• _STATED TASK_: Output every entry exactly as given.

....

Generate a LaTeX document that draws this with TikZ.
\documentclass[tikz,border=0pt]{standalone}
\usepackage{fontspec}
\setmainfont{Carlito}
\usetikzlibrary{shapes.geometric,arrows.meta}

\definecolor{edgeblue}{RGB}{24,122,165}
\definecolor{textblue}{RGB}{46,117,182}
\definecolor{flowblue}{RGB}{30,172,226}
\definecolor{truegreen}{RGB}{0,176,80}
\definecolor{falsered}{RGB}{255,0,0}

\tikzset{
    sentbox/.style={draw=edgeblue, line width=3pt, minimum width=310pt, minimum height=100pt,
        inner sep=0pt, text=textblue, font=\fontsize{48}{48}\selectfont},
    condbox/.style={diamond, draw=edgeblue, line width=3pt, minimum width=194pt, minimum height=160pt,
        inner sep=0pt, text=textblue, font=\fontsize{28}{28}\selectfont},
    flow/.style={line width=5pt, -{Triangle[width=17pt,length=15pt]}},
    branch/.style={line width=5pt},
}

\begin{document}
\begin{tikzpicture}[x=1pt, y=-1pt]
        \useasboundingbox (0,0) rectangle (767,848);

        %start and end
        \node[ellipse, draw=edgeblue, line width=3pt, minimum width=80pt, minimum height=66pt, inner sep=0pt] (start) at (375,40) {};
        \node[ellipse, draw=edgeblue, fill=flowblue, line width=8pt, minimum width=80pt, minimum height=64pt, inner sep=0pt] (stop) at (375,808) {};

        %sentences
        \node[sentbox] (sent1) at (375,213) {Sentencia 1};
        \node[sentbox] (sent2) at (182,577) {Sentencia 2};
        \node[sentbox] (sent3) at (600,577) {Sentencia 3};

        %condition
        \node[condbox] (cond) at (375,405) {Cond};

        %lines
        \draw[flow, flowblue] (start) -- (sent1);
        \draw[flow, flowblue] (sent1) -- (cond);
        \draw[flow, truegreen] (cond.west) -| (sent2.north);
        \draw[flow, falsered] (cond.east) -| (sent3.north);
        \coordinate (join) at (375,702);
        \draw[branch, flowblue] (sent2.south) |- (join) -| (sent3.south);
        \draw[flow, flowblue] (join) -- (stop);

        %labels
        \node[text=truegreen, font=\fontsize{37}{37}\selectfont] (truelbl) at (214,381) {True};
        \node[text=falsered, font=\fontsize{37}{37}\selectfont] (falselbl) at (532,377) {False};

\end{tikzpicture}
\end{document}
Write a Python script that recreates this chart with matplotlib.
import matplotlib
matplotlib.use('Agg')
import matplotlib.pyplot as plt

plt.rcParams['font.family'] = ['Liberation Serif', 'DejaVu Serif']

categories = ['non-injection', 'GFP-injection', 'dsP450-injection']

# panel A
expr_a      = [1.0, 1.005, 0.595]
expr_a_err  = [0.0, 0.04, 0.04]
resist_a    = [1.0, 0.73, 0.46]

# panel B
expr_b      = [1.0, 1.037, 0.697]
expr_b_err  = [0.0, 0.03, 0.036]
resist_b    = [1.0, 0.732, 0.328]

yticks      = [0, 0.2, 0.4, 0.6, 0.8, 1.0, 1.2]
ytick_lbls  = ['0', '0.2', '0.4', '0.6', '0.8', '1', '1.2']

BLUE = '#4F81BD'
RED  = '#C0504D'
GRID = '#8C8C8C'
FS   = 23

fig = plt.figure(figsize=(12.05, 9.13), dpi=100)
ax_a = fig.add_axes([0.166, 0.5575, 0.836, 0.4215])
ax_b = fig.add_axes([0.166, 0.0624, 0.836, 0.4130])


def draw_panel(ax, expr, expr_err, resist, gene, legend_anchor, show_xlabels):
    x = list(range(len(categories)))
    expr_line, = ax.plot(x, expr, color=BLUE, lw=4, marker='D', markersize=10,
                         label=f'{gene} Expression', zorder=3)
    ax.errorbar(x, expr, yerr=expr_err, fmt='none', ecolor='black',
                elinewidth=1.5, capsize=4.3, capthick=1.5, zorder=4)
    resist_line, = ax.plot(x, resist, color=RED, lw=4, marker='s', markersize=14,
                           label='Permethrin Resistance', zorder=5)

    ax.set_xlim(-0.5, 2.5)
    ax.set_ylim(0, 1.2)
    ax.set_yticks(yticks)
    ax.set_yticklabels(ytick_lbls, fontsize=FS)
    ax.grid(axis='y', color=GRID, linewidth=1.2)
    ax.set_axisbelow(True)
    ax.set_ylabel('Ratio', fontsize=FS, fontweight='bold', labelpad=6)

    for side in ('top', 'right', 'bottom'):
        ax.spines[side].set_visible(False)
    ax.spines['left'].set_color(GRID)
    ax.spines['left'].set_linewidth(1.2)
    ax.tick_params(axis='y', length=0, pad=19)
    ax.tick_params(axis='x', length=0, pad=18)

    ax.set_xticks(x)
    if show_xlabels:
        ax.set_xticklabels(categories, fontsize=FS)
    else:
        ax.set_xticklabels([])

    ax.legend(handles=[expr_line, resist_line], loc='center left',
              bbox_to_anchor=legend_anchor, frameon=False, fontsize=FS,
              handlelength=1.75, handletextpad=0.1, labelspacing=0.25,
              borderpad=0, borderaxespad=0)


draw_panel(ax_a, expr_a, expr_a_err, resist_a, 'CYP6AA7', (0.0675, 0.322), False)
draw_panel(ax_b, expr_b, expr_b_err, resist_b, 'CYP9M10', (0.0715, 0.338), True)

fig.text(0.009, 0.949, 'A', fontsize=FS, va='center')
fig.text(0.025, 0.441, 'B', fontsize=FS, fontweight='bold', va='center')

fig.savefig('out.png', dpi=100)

....

• _FINAL RESULT_:
Generate a LaTeX document that draws this with TikZ.
\documentclass[tikz,border=0pt]{standalone}
\usepackage{fontspec}
\setmainfont{Carlito}
\usetikzlibrary{shapes.geometric,arrows.meta}

\definecolor{edgeblue}{RGB}{24,122,165}
\definecolor{textblue}{RGB}{46,117,182}
\definecolor{flowblue}{RGB}{30,172,226}
\definecolor{truegreen}{RGB}{0,176,80}
\definecolor{falsered}{RGB}{255,0,0}

\tikzset{
    sentbox/.style={draw=edgeblue, line width=3pt, minimum width=310pt, minimum height=100pt,
        inner sep=0pt, text=textblue, font=\fontsize{48}{48}\selectfont},
    condbox/.style={diamond, draw=edgeblue, line width=3pt, minimum width=194pt, minimum height=160pt,
        inner sep=0pt, text=textblue, font=\fontsize{28}{28}\selectfont},
    flow/.style={line width=5pt, -{Triangle[width=17pt,length=15pt]}},
    branch/.style={line width=5pt},
}

\begin{document}
\begin{tikzpicture}[x=1pt, y=-1pt]
        \useasboundingbox (0,0) rectangle (767,848);

        %start and end
        \node[ellipse, draw=edgeblue, line width=3pt, minimum width=80pt, minimum height=66pt, inner sep=0pt] (start) at (375,40) {};
        \node[ellipse, draw=edgeblue, fill=flowblue, line width=8pt, minimum width=80pt, minimum height=64pt, inner sep=0pt] (stop) at (375,808) {};

        %sentences
        \node[sentbox] (sent1) at (375,213) {Sentencia 1};
        \node[sentbox] (sent2) at (182,577) {Sentencia 2};
        \node[sentbox] (sent3) at (600,577) {Sentencia 3};

        %condition
        \node[condbox] (cond) at (375,405) {Cond};

        %lines
        \draw[flow, flowblue] (start) -- (sent1);
        \draw[flow, flowblue] (sent1) -- (cond);
        \draw[flow, truegreen] (cond.west) -| (sent2.north);
        \draw[flow, falsered] (cond.east) -| (sent3.north);
        \coordinate (join) at (375,702);
        \draw[branch, flowblue] (sent2.south) |- (join) -| (sent3.south);
        \draw[flow, flowblue] (join) -- (stop);

        %labels
        \node[text=truegreen, font=\fontsize{37}{37}\selectfont] (truelbl) at (214,381) {True};
        \node[text=falsered, font=\fontsize{37}{37}\selectfont] (falselbl) at (532,377) {False};

\end{tikzpicture}
\end{document}
Write a Python script that recreates this chart with matplotlib.
import matplotlib
matplotlib.use('Agg')
import matplotlib.pyplot as plt

plt.rcParams['font.family'] = ['Liberation Serif', 'DejaVu Serif']

categories = ['non-injection', 'GFP-injection', 'dsP450-injection']

# panel A
expr_a      = [1.0, 1.005, 0.595]
expr_a_err  = [0.0, 0.04, 0.04]
resist_a    = [1.0, 0.73, 0.46]

# panel B
expr_b      = [1.0, 1.037, 0.697]
expr_b_err  = [0.0, 0.03, 0.036]
resist_b    = [1.0, 0.732, 0.328]

yticks      = [0, 0.2, 0.4, 0.6, 0.8, 1.0, 1.2]
ytick_lbls  = ['0', '0.2', '0.4', '0.6', '0.8', '1', '1.2']

BLUE = '#4F81BD'
RED  = '#C0504D'
GRID = '#8C8C8C'
FS   = 23

fig = plt.figure(figsize=(12.05, 9.13), dpi=100)
ax_a = fig.add_axes([0.166, 0.5575, 0.836, 0.4215])
ax_b = fig.add_axes([0.166, 0.0624, 0.836, 0.4130])


def draw_panel(ax, expr, expr_err, resist, gene, legend_anchor, show_xlabels):
    x = list(range(len(categories)))
    expr_line, = ax.plot(x, expr, color=BLUE, lw=4, marker='D', markersize=10,
                         label=f'{gene} Expression', zorder=3)
    ax.errorbar(x, expr, yerr=expr_err, fmt='none', ecolor='black',
                elinewidth=1.5, capsize=4.3, capthick=1.5, zorder=4)
    resist_line, = ax.plot(x, resist, color=RED, lw=4, marker='s', markersize=14,
                           label='Permethrin Resistance', zorder=5)

    ax.set_xlim(-0.5, 2.5)
    ax.set_ylim(0, 1.2)
    ax.set_yticks(yticks)
    ax.set_yticklabels(ytick_lbls, fontsize=FS)
    ax.grid(axis='y', color=GRID, linewidth=1.2)
    ax.set_axisbelow(True)
    ax.set_ylabel('Ratio', fontsize=FS, fontweight='bold', labelpad=6)

    for side in ('top', 'right', 'bottom'):
        ax.spines[side].set_visible(False)
    ax.spines['left'].set_color(GRID)
    ax.spines['left'].set_linewidth(1.2)
    ax.tick_params(axis='y', length=0, pad=19)
    ax.tick_params(axis='x', length=0, pad=18)

    ax.set_xticks(x)
    if show_xlabels:
        ax.set_xticklabels(categories, fontsize=FS)
    else:
        ax.set_xticklabels([])

    ax.legend(handles=[expr_line, resist_line], loc='center left',
              bbox_to_anchor=legend_anchor, frameon=False, fontsize=FS,
              handlelength=1.75, handletextpad=0.1, labelspacing=0.25,
              borderpad=0, borderaxespad=0)


draw_panel(ax_a, expr_a, expr_a_err, resist_a, 'CYP6AA7', (0.0675, 0.322), False)
draw_panel(ax_b, expr_b, expr_b_err, resist_b, 'CYP9M10', (0.0715, 0.338), True)

fig.text(0.009, 0.949, 'A', fontsize=FS, va='center')
fig.text(0.025, 0.441, 'B', fontsize=FS, fontweight='bold', va='center')

fig.savefig('out.png', dpi=100)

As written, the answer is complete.